In the documents, Kane defends the state Department of Corrections, the former Rockview superintendent and two employees, arguing, among other things, that there was contributory negligence on the part of the victim.

“Some or all of the damages plaintiff have alleged are in part, or substantially due, to the acts of third parties other than the answering defendants, and/or plaintiff acted in a manner which in whole or in part contributed to the events which led to the damages plaintiff has alleged in her complaint,” Kane wrote.

This naturally led to a rather large amount of horrified outrage by people who don’t approve of blaming the victim of rape for a rape: “Pennsylvania Attorney General Kathleen Kane’s office was inundated with phone calls Wednesday about a Sept. 5 filing in response to a lawsuit brought by a former Rockview state prison employee who was brutally raped by an inmate last year.”

And Kane’s ultimate response? Hey, my staff signs my name to stuff all the time. Don’t expect me to read it all, OK? Still, the victim was totally at least partially responsible.  And I’m not twisting what they said, actually:

Wednesday, the office released a statement saying that it is required to present all possible defenses and “contributory negligence is one such defense.”

In the statement provided to CNN, the attorney general’s office said, “This initial filing should not necessarily be interpreted as meaning this defense will be pursued throughout the entire case,” adding that elected Attorney General Kathleen Kane was not aware her senior deputy included that defense in his filing.

Attorney General Kane is disappointed that she was not made aware of this matter prior to the filing, and was saddened to learn that the filing implied that the victim somehow contributed to this crime.”

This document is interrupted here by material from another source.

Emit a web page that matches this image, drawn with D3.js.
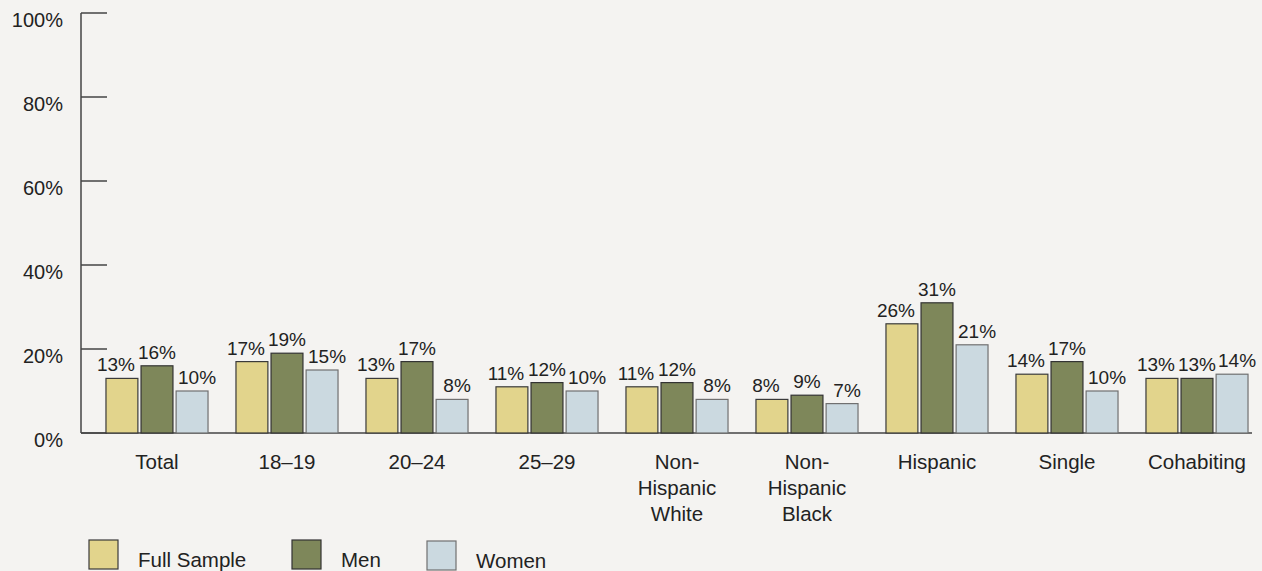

Bolding mine. AG Kathleen Kane is, of course, a hyper-partisan Democrat who we last saw squashing an investigation into fellow-Democrats who had been literally caught in the act of taking bribes.  It still astounds me that she has done this.  Even if you believe that nonsensical excuse… what, exactly, is Kane doing in the Attorney General’s office that is keeping her from keeping her staff under control; or, indeed, keeping their behavior consistent with the expectations of a civilized people?  – Besides helping Democrats, I guess.  And covering up the discovery of pornographic emails found on the Attorney General’s office’s own computer networks, of course.

Of course.

H/T: @PhilWillSays.

Image via Shutterstock.

Moe Lane (crosspost)

PS: Look… this woman is bad enough for the Commonwealth of Pennsylvania as it is.  Imagine how it’s going to be if she has a Democrat in the Governor’s office next year.  There is, honestly, no alternative to Tom Corbett at this point.

PPS: So we know that a Pennsylvania Democrat has no problem with blaming an inconvenient rape victim for being raped. What does, say, Senators Mark Udall or Kay Hagan think about this issue? …Assuming that silence does not mean assent, of course.